The Ulster-Scots ‘Means’ homestead story gets a fresh look.

Page 2 – THE BACK STORY ~ John T. Mann, Director MUSP

On  May 10, 1756, in the early days of the “French and Indian War,” the homestead farm of Thomas Means was attacked by a party of Native Americans. The raid resulted in the deaths of two members of the Means family, another wounded and one taken captive. One member of the raiding party was killed or wounded (reports differ). The conflict occurred at Flying Point in the Harraseeket District of North Yarmouth, Province of Massachusetts Bay (today’s Freeport, Maine).

Although warning had been given about Indian raids in progress, along with the recommendation that outlying settlers should shelter in their nearest garrison house, the family decided to wait until morning to go to the block house at Lower Flying Point.

The Means family lived in a log home near the shore of Maquoit Bay. The small home was occupied by seven people consisting of 33-year-old  Thomas, his pregnant wife Alice, daughters Alice, 6, Jane, 3, an infant son, Robert, 16-year-old Molly (Mary) Finney, sister of the matriarch, and John Martin, a hired man.

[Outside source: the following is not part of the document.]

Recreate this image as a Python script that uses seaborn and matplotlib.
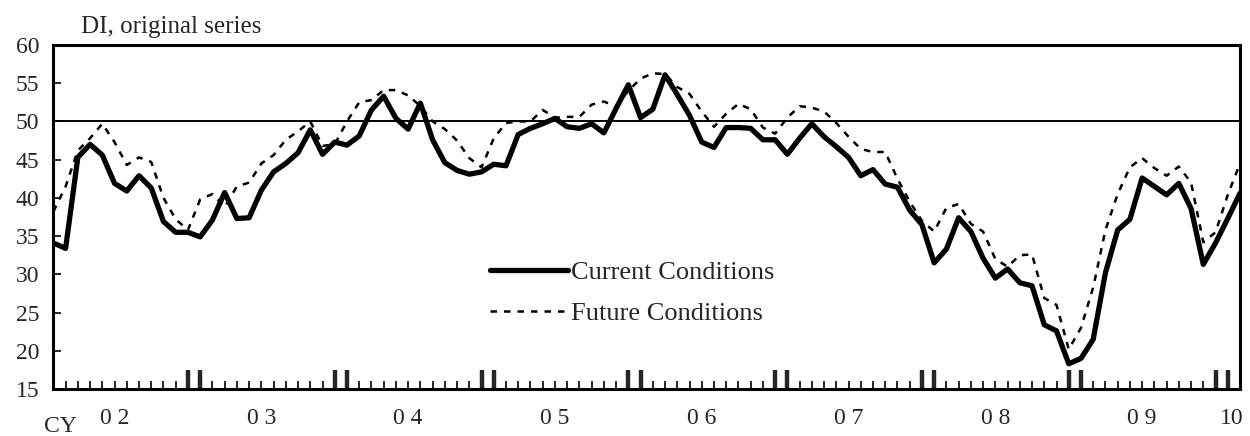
import numpy as np
import pandas as pd
import seaborn as sns
import matplotlib.pyplot as plt
from matplotlib.transforms import blended_transform_factory

# Monthly DI, Jan 2002 .. Feb 2010
current = [34.1, 33.4, 45.3, 47.0, 45.6, 41.9, 40.9, 42.9, 41.3, 36.9, 35.5, 35.5,
           34.9, 37.1, 40.7, 37.3, 37.4, 41.0, 43.4, 44.5, 45.9, 48.9, 45.7, 47.3,
           46.9, 48.1, 51.5, 53.3, 50.4, 49.0, 52.4, 47.6, 44.6, 43.6, 43.1, 43.4,
           44.4, 44.2, 48.3, 49.1, 49.7, 50.4, 49.3, 49.1, 49.7, 48.5, 51.7, 54.8,
           50.5, 51.6, 56.1, 53.5, 50.8, 47.3, 46.6, 49.2, 49.2, 49.1, 47.6, 47.6,
           45.7, 47.8, 49.7, 48.0, 46.7, 45.3, 42.9, 43.7, 41.8, 41.4, 38.4, 36.5,
           31.5, 33.3, 37.4, 35.6, 32.1, 29.5, 30.7, 28.9, 28.5, 23.4, 22.6, 18.3,
           19.0, 21.5, 30.2, 35.8, 37.2, 42.6, 41.5, 40.4, 41.9, 38.6, 31.3, 34.1,
           37.3, 40.6]
future = [38.2, 41.5, 46.2, 47.8, 49.7, 47.3, 44.3, 45.3, 44.7, 40.0, 37.2, 35.8,
          39.8, 40.5, 38.8, 41.5, 42.0, 44.5, 45.6, 47.6, 48.7, 50.0, 46.8, 47.0,
          50.0, 52.5, 52.8, 54.1, 54.1, 53.4, 52.0, 50.0, 49.0, 47.5, 45.2, 44.0,
          47.8, 49.8, 50.0, 50.0, 51.5, 50.5, 50.6, 50.6, 52.2, 52.6, 52.0, 54.0,
          55.6, 56.3, 56.2, 54.5, 53.6, 51.3, 49.3, 51.0, 52.3, 51.6, 49.2, 48.4,
          50.5, 52.0, 51.8, 51.3, 49.8, 48.0, 46.4, 46.0, 46.0, 42.5, 39.5, 37.0,
          35.6, 38.7, 39.2, 36.6, 35.6, 32.0, 31.0, 32.5, 32.6, 26.9, 26.0, 20.2,
          23.0, 28.3, 35.8, 40.5, 44.0, 45.2, 43.9, 42.9, 44.1, 42.0, 34.2, 35.5,
          40.4, 44.5]
months = np.arange(len(current))
year_labels = ['0 2', '0 3', '0 4', '0 5', '0 6', '0 7', '0 8', '0 9', '10']
y_ticks = [15, 20, 25, 30, 35, 40, 45, 50, 55, 60]

df = pd.DataFrame({'month': months, 'Current Conditions': current,
                   'Future Conditions': future})

sns.set_style('ticks')
plt.rcParams['font.family'] = ['Liberation Serif', 'DejaVu Serif']

fig = plt.figure(figsize=(12.5, 4.36), dpi=100)
ax = fig.add_axes([0.0427, 0.1078, 0.9493, 0.789])

ax.axhline(50, color='black', lw=1.4, zorder=1)
sns.lineplot(data=df, x='month', y='Future Conditions', ax=ax, color='black',
             lw=1.8, linestyle=(0, (2.6, 2.8)), label='Future Conditions', zorder=2)
sns.lineplot(data=df, x='month', y='Current Conditions', ax=ax, color='black',
             lw=3.8, label='Current Conditions', zorder=3)

ax.set_xlim(0, len(current) - 1)
ax.set_ylim(15, 60)
ax.set_yticks(y_ticks)
ax.tick_params(axis='y', direction='in', length=6, width=1.4, labelsize=17, pad=10)

# monthly ticks, taller ones at each Dec/Jan boundary
tall = [m for k in range(1, 9) for m in (12 * k - 1, 12 * k)]
ax.set_xticks(tall)
ax.set_xticks([m for m in months if m not in tall], minor=True)
ax.tick_params(axis='x', which='major', direction='in', length=14, width=3.2,
               labelbottom=False)
ax.tick_params(axis='x', which='minor', direction='in', length=6, width=1.4)
ax.set_xlabel('')
ax.set_ylabel('')

for s in ax.spines.values():
    s.set_linewidth(2.2)
    s.set_color('black')

trans = blended_transform_factory(ax.transData, ax.transAxes)
label_pos = [12 * k + 5 for k in range(8)] + [96.3]
for xp, lab in zip(label_pos, year_labels):
    ax.text(xp, -0.085, lab, transform=trans, ha='center', va='center', fontsize=17)
ax.text(0.006, -0.108, 'CY', transform=ax.transAxes, ha='center', va='center',
        fontsize=17)
ax.text(0.023, 1.02, 'DI, original series', transform=ax.transAxes,
        ha='left', va='bottom', fontsize=18)

handles, labels = ax.get_legend_handles_labels()
order = [labels.index('Current Conditions'), labels.index('Future Conditions')]
ax.legend([handles[i] for i in order], [labels[i] for i in order],
          loc='center left', bbox_to_anchor=(0.368, 0.279), frameon=False,
          fontsize=19, handlelength=2.95, handletextpad=0.12, labelspacing=0.65,
          borderpad=0, borderaxespad=0)

fig.savefig('out.png', dpi=100)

Shortly before dawn, several of the attackers, using a log, busted open the barred door, Thomas Means was dragged from his home, and after some altercation, was shot and scalped. Molly and little Alice had been abducted. Mrs. Means, carrying her baby, barricaded the door. One of the attackers shot through a hole in the wall, killing the infant and lodging the bullet in his mother's breast. Sometime during this explosion of events, John Martin, who had been sleeping in the loft, fired his gun down through a gap in the floor timbers and wounded or killed  one of the attackers causing the others to flee and allowing little Alice to escape and hide herself in a gulley behind the house. Later, after Mrs. Means had placed her dead son and husband on the only bed, three year old Jane crawled out from her hiding place in the ash pit below the floor at the back edge of the hearth and found her mother standing beside the bed grieving and believing her entire family had been lost in a matter of minutes. Little Alice arrived from her hiding place in the gulley soon after.

The Indians took Molly with them through the woods to Canada. She was given a blanket and moccasins to supplement her night-wear. Upon her arrival in Quebec, she was sold for work as a farm laborer, but was soon relocated to domestic work having proved to be unsuitable for farm work.  A few months later, Captain William McLellan, of Falmouth, Maine (now Portland), was in Quebec in charge of a group of prisoners being delivered there for exchange. He had known Molly before her capture and secretly arranged for her escape. He came below her window late at night and threw her a rope which she slid down. McLellan brought her back to Falmouth on his vessel. They married shortly afterwards.

Thomas Means’ widow, Alice, later married Colonel George Rogers. They are buried at Flying Point Cemetery in Freeport. Thomas and Robert’s headstone is in Brunswick's First Parish Cemetery. His daughter, Alice, is buried at Old Harpswell Common Burying Ground, alongside her husband, Clement Skolfield, whom she married in 1773. Jane married Joseph Anderson, of Flying Point. Their headstones are at Woodlawn Cemetery on West Street in Freeport.

Thomas Means, II. was born in December 1756, a few months after the death of his father and brother, in the block house at Flying Point. He went on to achieve the rank of major in the Continental Army. He died in 1828, aged 71 or 72. His headstone is at the Mast Landing Cemetery on Upper Mast Landing Road, Freeport.

The Means massacre was the last act of resistance by the indigenous people to occur within the limits of North Yarmouth.

In 1932, a reenactment of the event was held in front of 1,000 people. Nearly all of the actors were descended from one of the Means involved. In July and August 2006, an exhibition and lecture commemorating the event was on view at Freeport's Harrington House and another reenactment was held near the original site.

During the summer of 2021, the Maine Ulster-Scots Project began an initial ground survey to identify the site of the Means family homestead and has now begun a multi-year, formal archaeological dig of the area. Work is expected to continue for several years and yield new information on the daily life and times of Ulster-Scot families living on colonial America’s Eastern Frontier.